- **The problem**:
Give every line again exactly as it appears, please, but not the pictures.

-- Information supplied start --

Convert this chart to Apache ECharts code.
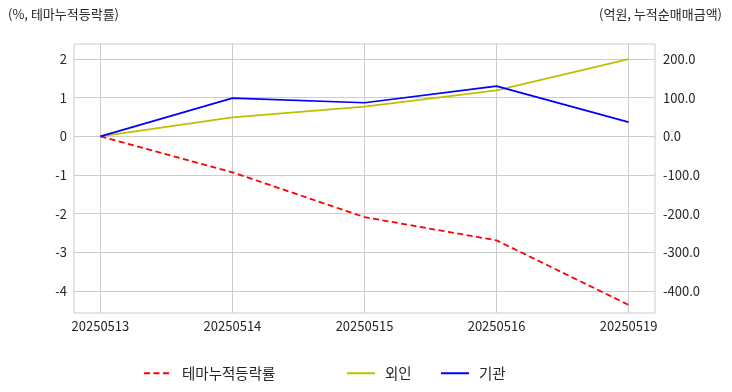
<!DOCTYPE html>
<html><head><meta charset="utf-8">
<script src="https://cdn.jsdelivr.net/npm/echarts@6/dist/echarts.min.js"></script>
<style>html,body{margin:0;padding:0;background:#fff}#c{width:732px;height:392px}</style>
</head><body><div id="c"></div>
<script>
const categories = ['20250513','20250514','20250515','20250516','20250519'];
const themeReturn = [0, -0.93, -2.09, -2.69, -4.36];
const foreign = [0, 49, 77, 119, 200];
const institution = [0, 99, 87, 130, 37];
const leftTicks = [-4, -3, -2, -1, 0, 1, 2];
const rightTicks = [-400, -300, -200, -100, 0, 100, 200];
const leftTitle = '(%, 테마누적등락률)';
const rightTitle = '(억원, 누적순매매금액)';
const seriesNames = ['테마누적등락률', '외인', '기관'];

const FONT = '"Noto Sans CJK KR", "Noto Sans", sans-serif';
const TXT = '#262626';
const GRID = '#cccccc';
const chart = echarts.init(document.getElementById('c'), null, {renderer:'canvas'});

const xIdx = categories.map((c,i)=>i);
function pts(arr){ return arr.map((v,i)=>[i,v]); }
function legendAt(left, name){
  return {data:[name], left:left, top:361, itemWidth:28, itemHeight:12,
    itemStyle:{opacity:0},
    textStyle:{fontFamily:FONT, fontSize:14.5, color:TXT, padding:[0,0,0,5]}};
}

chart.setOption({
  animation:false,
  backgroundColor:'#fff',
  graphic:[
    {type:'text', left:8, top:8, style:{text:leftTitle, font:'13px '+FONT, fill:TXT}},
    {type:'text', right:10, top:8, style:{text:rightTitle, font:'13px '+FONT, fill:TXT}}
  ],
  legend:[ legendAt(138, seriesNames[0]), legendAt(341, seriesNames[1]), legendAt(435, seriesNames[2]) ],
  grid:{left:74, right:77, top:44, bottom:79, show:true, borderColor:GRID, borderWidth:1, containLabel:false},
  xAxis:{type:'value', min:-0.2, max:4.2,
    axisLine:{show:false},
    axisTick:{show:false, customValues:xIdx},
    splitLine:{show:true, lineStyle:{color:GRID, width:1}},
    axisLabel:{margin:7, fontFamily:FONT, fontSize:13, color:TXT, customValues:xIdx,
      formatter:function(v){ const r=Math.round(v); return categories[r]!==undefined ? categories[r] : ''; }}
  },
  yAxis:[
    {type:'value', min:-4.57, max:2.39, position:'left',
      axisLine:{show:false},
      axisTick:{show:false, customValues:leftTicks},
      splitLine:{show:true, lineStyle:{color:GRID, width:1}},
      axisLabel:{margin:7, fontFamily:FONT, fontSize:13, color:TXT, customValues:leftTicks,
        formatter:function(v){ return String(Math.round(v)); }}
    },
    {type:'value', min:-457, max:239, position:'right',
      axisLine:{show:false},
      axisTick:{show:false, customValues:rightTicks}, splitLine:{show:false},
      axisLabel:{margin:8, fontFamily:FONT, fontSize:13, color:TXT, customValues:rightTicks,
        formatter:function(v){ return Math.round(v).toFixed(1); }}
    }
  ],
  series:[
    {name:seriesNames[0], type:'line', yAxisIndex:0, data:pts(themeReturn), showSymbol:false, symbol:'none',
      lineStyle:{color:'#ff0000', width:1.8, type:[6,3.5]}, itemStyle:{color:'#ff0000'}, z:3},
    {name:seriesNames[1], type:'line', yAxisIndex:1, data:pts(foreign), showSymbol:false, symbol:'none',
      lineStyle:{color:'#bfbf00', width:1.7}, itemStyle:{color:'#bfbf00'}, z:2},
    {name:seriesNames[2], type:'line', yAxisIndex:1, data:pts(institution), showSymbol:false, symbol:'none',
      lineStyle:{color:'#0000ff', width:1.7}, itemStyle:{color:'#0000ff'}, z:4}
  ]
});
</script></body></html>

-- Information supplied end --

- **Complete answer**:
Convert this chart to Apache ECharts code.
<!DOCTYPE html>
<html><head><meta charset="utf-8">
<script src="https://cdn.jsdelivr.net/npm/echarts@6/dist/echarts.min.js"></script>
<style>html,body{margin:0;padding:0;background:#fff}#c{width:732px;height:392px}</style>
</head><body><div id="c"></div>
<script>
const categories = ['20250513','20250514','20250515','20250516','20250519'];
const themeReturn = [0, -0.93, -2.09, -2.69, -4.36];
const foreign = [0, 49, 77, 119, 200];
const institution = [0, 99, 87, 130, 37];
const leftTicks = [-4, -3, -2, -1, 0, 1, 2];
const rightTicks = [-400, -300, -200, -100, 0, 100, 200];
const leftTitle = '(%, 테마누적등락률)';
const rightTitle = '(억원, 누적순매매금액)';
const seriesNames = ['테마누적등락률', '외인', '기관'];

const FONT = '"Noto Sans CJK KR", "Noto Sans", sans-serif';
const TXT = '#262626';
const GRID = '#cccccc';
const chart = echarts.init(document.getElementById('c'), null, {renderer:'canvas'});

const xIdx = categories.map((c,i)=>i);
function pts(arr){ return arr.map((v,i)=>[i,v]); }
function legendAt(left, name){
  return {data:[name], left:left, top:361, itemWidth:28, itemHeight:12,
    itemStyle:{opacity:0},
    textStyle:{fontFamily:FONT, fontSize:14.5, color:TXT, padding:[0,0,0,5]}};
}

chart.setOption({
  animation:false,
  backgroundColor:'#fff',
  graphic:[
    {type:'text', left:8, top:8, style:{text:leftTitle, font:'13px '+FONT, fill:TXT}},
    {type:'text', right:10, top:8, style:{text:rightTitle, font:'13px '+FONT, fill:TXT}}
  ],
  legend:[ legendAt(138, seriesNames[0]), legendAt(341, seriesNames[1]), legendAt(435, seriesNames[2]) ],
  grid:{left:74, right:77, top:44, bottom:79, show:true, borderColor:GRID, borderWidth:1, containLabel:false},
  xAxis:{type:'value', min:-0.2, max:4.2,
    axisLine:{show:false},
    axisTick:{show:false, customValues:xIdx},
    splitLine:{show:true, lineStyle:{color:GRID, width:1}},
    axisLabel:{margin:7, fontFamily:FONT, fontSize:13, color:TXT, customValues:xIdx,
      formatter:function(v){ const r=Math.round(v); return categories[r]!==undefined ? categories[r] : ''; }}
  },
  yAxis:[
    {type:'value', min:-4.57, max:2.39, position:'left',
      axisLine:{show:false},
      axisTick:{show:false, customValues:leftTicks},
      splitLine:{show:true, lineStyle:{color:GRID, width:1}},
      axisLabel:{margin:7, fontFamily:FONT, fontSize:13, color:TXT, customValues:leftTicks,
        formatter:function(v){ return String(Math.round(v)); }}
    },
    {type:'value', min:-457, max:239, position:'right',
      axisLine:{show:false},
      axisTick:{show:false, customValues:rightTicks}, splitLine:{show:false},
      axisLabel:{margin:8, fontFamily:FONT, fontSize:13, color:TXT, customValues:rightTicks,
        formatter:function(v){ return Math.round(v).toFixed(1); }}
    }
  ],
  series:[
    {name:seriesNames[0], type:'line', yAxisIndex:0, data:pts(themeReturn), showSymbol:false, symbol:'none',
      lineStyle:{color:'#ff0000', width:1.8, type:[6,3.5]}, itemStyle:{color:'#ff0000'}, z:3},
    {name:seriesNames[1], type:'line', yAxisIndex:1, data:pts(foreign), showSymbol:false, symbol:'none',
      lineStyle:{color:'#bfbf00', width:1.7}, itemStyle:{color:'#bfbf00'}, z:2},
    {name:seriesNames[2], type:'line', yAxisIndex:1, data:pts(institution), showSymbol:false, symbol:'none',
      lineStyle:{color:'#0000ff', width:1.7}, itemStyle:{color:'#0000ff'}, z:4}
  ]
});
</script></body></html>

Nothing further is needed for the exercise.